Here's my point: During the time when I was trying frantically to break into the business, the agents to whom I groveled couldn't do much to help me. They were busy with their real clients. I had jumped the gun. My understandable impatience got me sidetracked from my work, and I suffered a minor crisis of confidence.

I didn't need an agent yet. I needed a mentor, a spirit guide, someone who believed in me and could give me a map and point me in the right direction. I found all of that in the working TV writer, whose name was Bill Froug. I was in need of a Jedi master who would patiently teach me how to properly brandish my light saber. I needed an Obi-Wan Kenobi. Because I took my mind off finding an agent and put it back onto writing, ("Let go, Luke. Use The Force!") I crash-landed right where I needed to be, in front of the person who could help me most.

Who will be your Yoda or Ben Kenobi? I wish I could tell you. Several people may have to collaborate on that role before you complete your training. But that person or those persons are out there. Searching for them is the quest that you should be on, not flailing around for an agent.

Finding your way into Hollywood can be a baffling, spirit-withering mystery. I've been there. I wish I had the perfect advice for you about how to get your career started, but I don't. Nobody does.

All I can tell you for sure is that you are probably going to have to do most of it yourself. An agent is unlikely to be the person who opens doors for you. An agent can be a huge help after the doors are open, but you're probably going to have to figure out how to unlock them yourself, perhaps with the help of a generous tutor.

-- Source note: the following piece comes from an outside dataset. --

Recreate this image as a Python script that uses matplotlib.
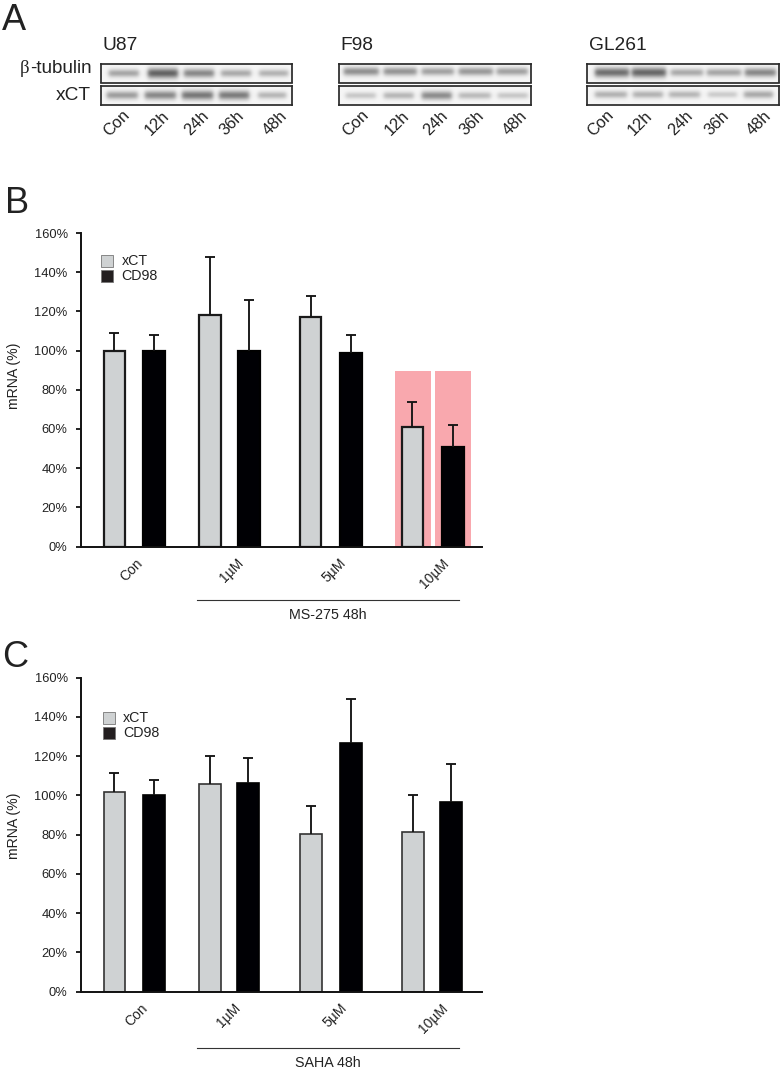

On the other hand, you may serendipitously meet an agent at a party or in a pick-up basketball game in Santa Monica. Perhaps that agent will like you, and will love your work, and will get you your first job in Hollywood. I hope that happens. But you have no control over fate. What you can control is where you put your focus. You can keep writing, and rewriting. You can eagerly seek and gratefully accept the advice of those who already know how to do it. You can put all of your energy into improving your work. The more sophisticated and polished your writing becomes the greater the chances that opportunity will find you.